Bronstein delay no longer required for FIDE certification?

I know of at least two FIDE approved clocks, the DGT 2010 and DGT XL, that only show seconds when the clock is under twenty minutes. The FIDE “Standards of Chess Equipment” says “5.4.3.2. The display at all times should show the time available to complete a player’s next move (preferable to display seconds also from beginning).”

fide.com/FIDE/handbook/Stan … _venue.pdf

Translation: “The display at all times should show the time available to complete a player’s next move. We would prefer that the display also includes seconds at all times, even when the time remaining is over 20 minutes or over 1 hour, but we may begrudgingly approve a clock that displays seconds only when the time falls below these numbers.”

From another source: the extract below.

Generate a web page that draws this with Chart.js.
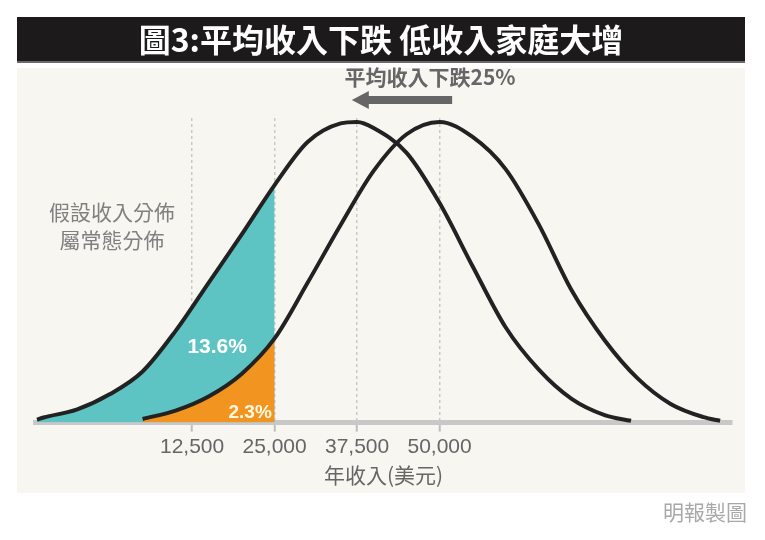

This still leaves open the question of whether USA-style delay meets the “at all times should show the time available to complete a player’s next move” requirement. IF the clock always shows delay time as countdown digit(s), AND it also always shows main time in some form – and that’s a big IF and a moderately large AND – does this meet the requirements? After all, “the time available” is just the main time plus the delay time, and both are displayed at all times, right? Or is this a stretch too far?

Throw in other monkey wrenches – such as a clock that shows only the delay (and not the main time) during the delay, or flashes between delay and main during the delay, or shows the delay only as a flashing colon or something – and all of a sudden you have questions FIDE apparently doesn’t want to deal with. My guess is that FIDE really wants delay to just go away, and be replaced with increment all around the world.

My own preference is that all clock manufacturers begin to accept the idea of displaying main time (h:mm:ss), delay seconds (dd), and move count (nnn) fully at all times, even if this requires a wider display area, or a two-line format with h:mm:ss on the top line, and dd and nnn on the second line in slightly smaller digits.

Bill Smythe

From what I was told by FIDE, they (at least currently) don’t care about delay when certifying clocks.